Financial markets have been fixated this week on the idea that European sovereign credit risk is spreading, and now has encircled Italy, the biggest nation to date to be besieged by fiscal worries.
Italy's bond yields have been soaring though they came off their highs, as speculation circulated Tuesday that the European Central Bank was buying peripheral sovereign debt Tuesday. The yield on Italy's 10-year bond temporarily rose above 6 percent.
U.S. stocks started lower, moved higher and moved lower again late in the session after Moody's downgraded Ireland's debt just before the closing bell Tuesday. The Dow was down 58 points, or nearly a half percent at 12,446, and the S&P 500was off 5 at 1313.64. Treasury prices moved higher in part in a flight-to-safety trade, and yields moved lower. The 10-year was around 2.9 in late trading.
Kevin Ferry of Cronus Futures Management does not see the European sovereign story as the main catalyst for low U.S. rates. "You really have a situation where the movement in Treasury yields from June to July in the United States shows a complete deterioration of the growth prospect. That's what people have to focus on. It's not the debt ceiling. It's not the peripherals. Growth is the key issue," he said.
Meanwhile, Italian Prime Minister Silvio Berlusconi Tuesday attempted to assure markets that Italy was working on a plan to accelerate debt reduction and balance the budget by 2014. Economy Minister Giulio Tremonti left a euro zone finance ministers meeting early to return to Rome to work toward adoption of the 40 billion euro fiscal reform package, which will be voted on by the cabinet Thursday.

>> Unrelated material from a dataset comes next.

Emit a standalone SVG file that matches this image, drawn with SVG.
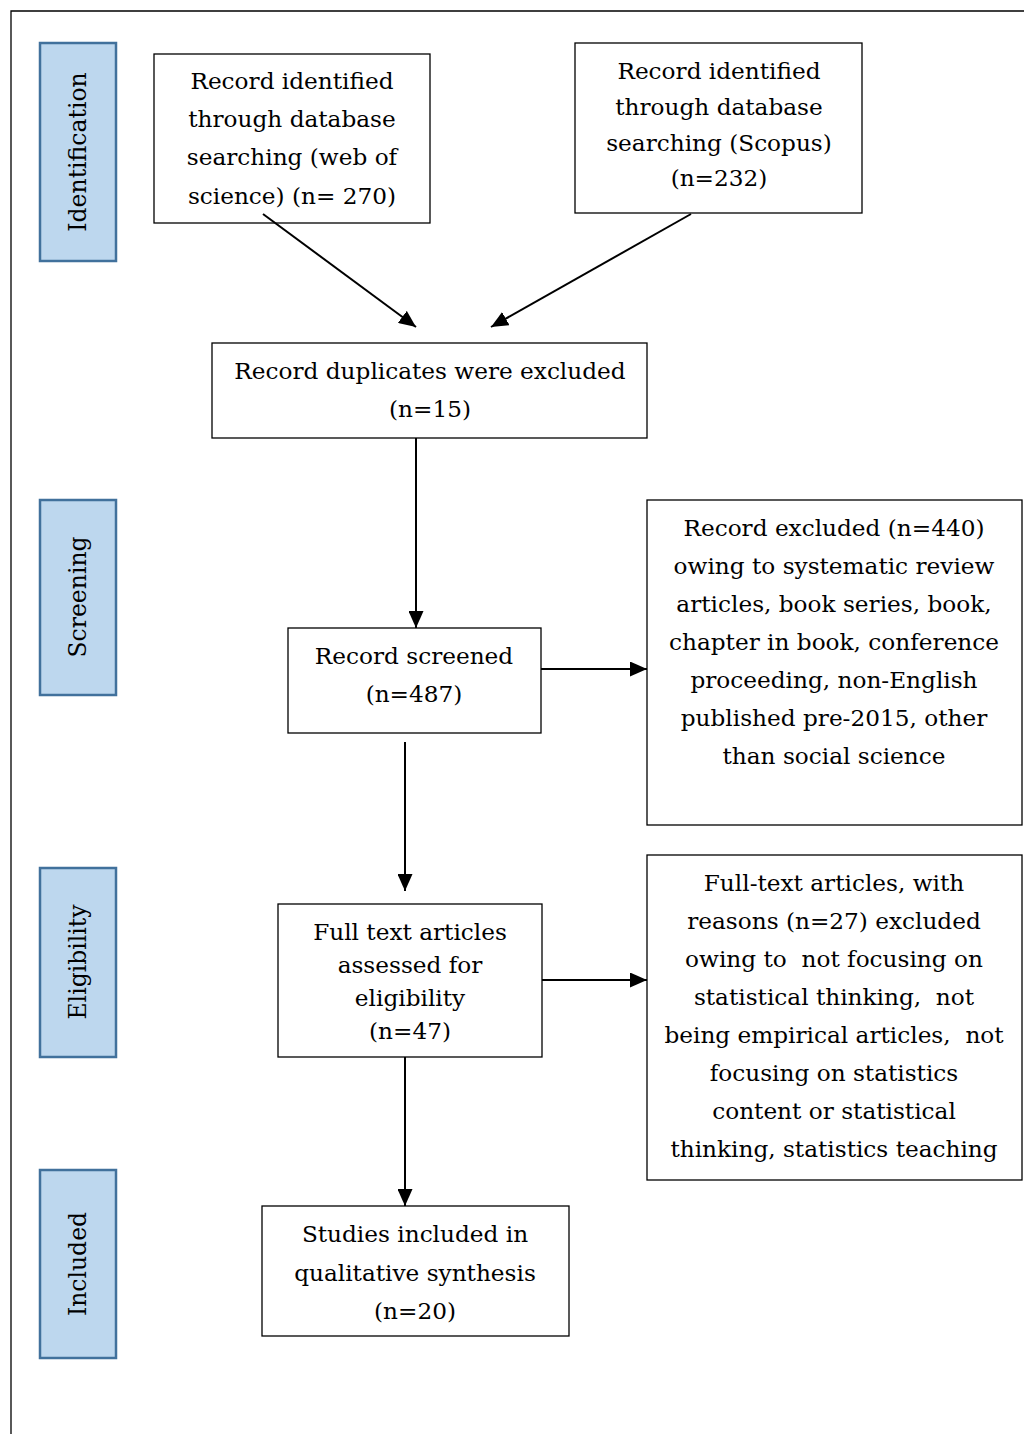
<svg xmlns="http://www.w3.org/2000/svg" width="1024" height="1434" viewBox="0 0 1024 1434">
<style>
.box{fill:#fff;stroke:#000;stroke-width:1.3}
.phase{fill:#BDD7EE;stroke:#41719C;stroke-width:2.5}
.t{font-family:"DejaVu Serif","Liberation Serif",serif;font-size:23.2px;fill:#000;text-anchor:middle}
.lab{font-family:"DejaVu Serif","Liberation Serif",serif;font-size:23.5px;fill:#000;text-anchor:middle}
.c{stroke:#000;stroke-width:2;fill:none;marker-end:url(#ah)}
</style>
<defs>
<marker id="ah" viewBox="0 0 17 15" refX="17" refY="7.5" markerWidth="17" markerHeight="15" markerUnits="userSpaceOnUse" orient="auto">
<path d="M0,0 L17,7.5 L0,15 Z" fill="#000"/>
</marker>
</defs>
<rect width="1024" height="1434" fill="#fff"/>
<path d="M11,1434 V11 H1024" fill="none" stroke="#000" stroke-width="1.3"/>

<g id="phase-identification"><rect class="phase" x="40" y="43" width="76" height="218"/><text class="lab" transform="translate(86,152) rotate(-90)">Identification</text></g>
<g id="phase-screening"><rect class="phase" x="40" y="500" width="76" height="195"/><text class="lab" transform="translate(86,597) rotate(-90)">Screening</text></g>
<g id="phase-eligibility"><rect class="phase" x="40" y="868" width="76" height="189"/><text class="lab" transform="translate(86,962) rotate(-90)">Eligibility</text></g>
<g id="phase-included"><rect class="phase" x="40" y="1170" width="76" height="188"/><text class="lab" transform="translate(86,1264) rotate(-90)">Included</text></g>

<g id="n-wos"><rect class="box" x="154" y="54" width="276" height="169"/>
<text class="t" x="292" y="89">Record identified</text><text class="t" x="292" y="127">through database</text><text class="t" x="292" y="165">searching (web of</text><text class="t" x="292" y="204">science) (n= 270)</text></g>

<g id="n-scopus"><rect class="box" x="575" y="43" width="287" height="170"/>
<text class="t" x="719" y="79">Record identified</text><text class="t" x="719" y="115">through database</text><text class="t" x="719" y="151">searching (Scopus)</text><text class="t" x="719" y="186">(n=232)</text></g>

<g id="n-dup"><rect class="box" x="212" y="343" width="435" height="95"/>
<text class="t" x="430" y="379">Record duplicates were excluded</text><text class="t" x="430" y="417">(n=15)</text></g>

<g id="n-screened"><rect class="box" x="288" y="628" width="253" height="105"/>
<text class="t" x="414" y="664">Record screened</text><text class="t" x="414" y="702">(n=487)</text></g>

<g id="n-excl1"><rect class="box" x="647" y="500" width="375" height="325"/>
<text class="t" x="834" y="536">Record excluded (n=440)</text><text class="t" x="834" y="574">owing to systematic review</text><text class="t" x="834" y="612">articles, book series, book,</text><text class="t" x="834" y="650">chapter in book, conference</text><text class="t" x="834" y="688">proceeding, non-English</text><text class="t" x="834" y="726">published pre-2015, other</text><text class="t" x="834" y="764">than social science</text></g>

<g id="n-fulltext"><rect class="box" x="278" y="904" width="264" height="153"/>
<text class="t" x="410" y="940">Full text articles</text><text class="t" x="410" y="973">assessed for</text><text class="t" x="410" y="1006">eligibility</text><text class="t" x="410" y="1039">(n=47)</text></g>

<g id="n-excl2"><rect class="box" x="647" y="855" width="375" height="325"/>
<text class="t" x="834" y="891">Full-text articles, with</text><text class="t" x="834" y="929">reasons (n=27) excluded</text><text class="t" x="834" y="967" xml:space="preserve">owing to  not focusing on</text><text class="t" x="834" y="1005" xml:space="preserve">statistical thinking,  not</text><text class="t" x="834" y="1043" xml:space="preserve">being empirical articles,  not</text><text class="t" x="834" y="1081">focusing on statistics</text><text class="t" x="834" y="1119">content or statistical</text><text class="t" x="834" y="1157">thinking, statistics teaching</text></g>

<g id="n-included"><rect class="box" x="262" y="1206" width="307" height="130"/>
<text class="t" x="415" y="1242">Studies included in</text><text class="t" x="415" y="1281">qualitative synthesis</text><text class="t" x="415" y="1319">(n=20)</text></g>

<g id="connectors">
<line class="c" x1="263" y1="214" x2="416" y2="327"/>
<line class="c" x1="691" y1="214" x2="491" y2="327"/>
<line class="c" x1="416" y1="438" x2="416" y2="628"/>
<line class="c" x1="541" y1="669" x2="647" y2="669"/>
<line class="c" x1="405" y1="742" x2="405" y2="891"/>
<line class="c" x1="542" y1="980" x2="647" y2="980"/>
<line class="c" x1="405" y1="1057" x2="405" y2="1206"/>
</g>
</svg>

Some analysts believe Italy has unfairly become a focal point for short sellers and speculators. Yet, markets remain jittery because Italy is much larger than other troubled European countries that ultimately ended up needing help. Political tensions between the prime minister and Tremonti, who Berlusconi accused of not being a 'team player,' have added to market anxieties.
"It's investors who have made money betting on one crisis after another. We think the problems will eventually be in Spain, but I think people seized on some of the political issues in Italy, and they decided to leap frog Spain and go right to Italy," said Robert Sinche, global currency strategist with RBS. "I think it's unfortunate because the policy leadership in Europe allows investors to make money off of assuming they're not coming to the fore in time. They may eventually, but in the meantime, people have moved in and taken their pound of flesh from the market."
The euro has weakened to below 1.40, on the sovereign concerns but also ahead of the results of stress tests, to be released Friday on 91 European financial institutions. "... While governments can deal with financing needs in reasonable amounts ... it's if the banking system really became under stress that you have bigger problems. If there was a wholesale run on the banks in Ireland or Greece or Portugal, that's the mechanism that would take it from being a sovereign issue to a broader issue. That's where the stress tests are an issue, if it does create deposit withdrawals or concern about the banking system," said Sinche.
Sinche expects the euro to continue to weaken and his year-end target is 1.30. That call includes the view that the dollar will begin to strengthen, as the U.S. economy picks up speed, but so far it's been more of a euro in decline story. "It's in play. It's been kind of a one-sided movement in euro/dollar. We expect the other side will come into range in the next couple of weeks," he said.
European leaders hold an emergency summit Friday, after finance ministers said for the first time that a Greek default may be needed, according to Reuters. Besides Bernanke's testimony, traders are watching the 1 p.m. auction of $21 billion in reopened 10-year Treasury notes. There is also June import prices data at 8:30 a.m. and the June report on the federal budget at 2 p.m. Earnings are expected from Marriott and Yum Brands after the bell.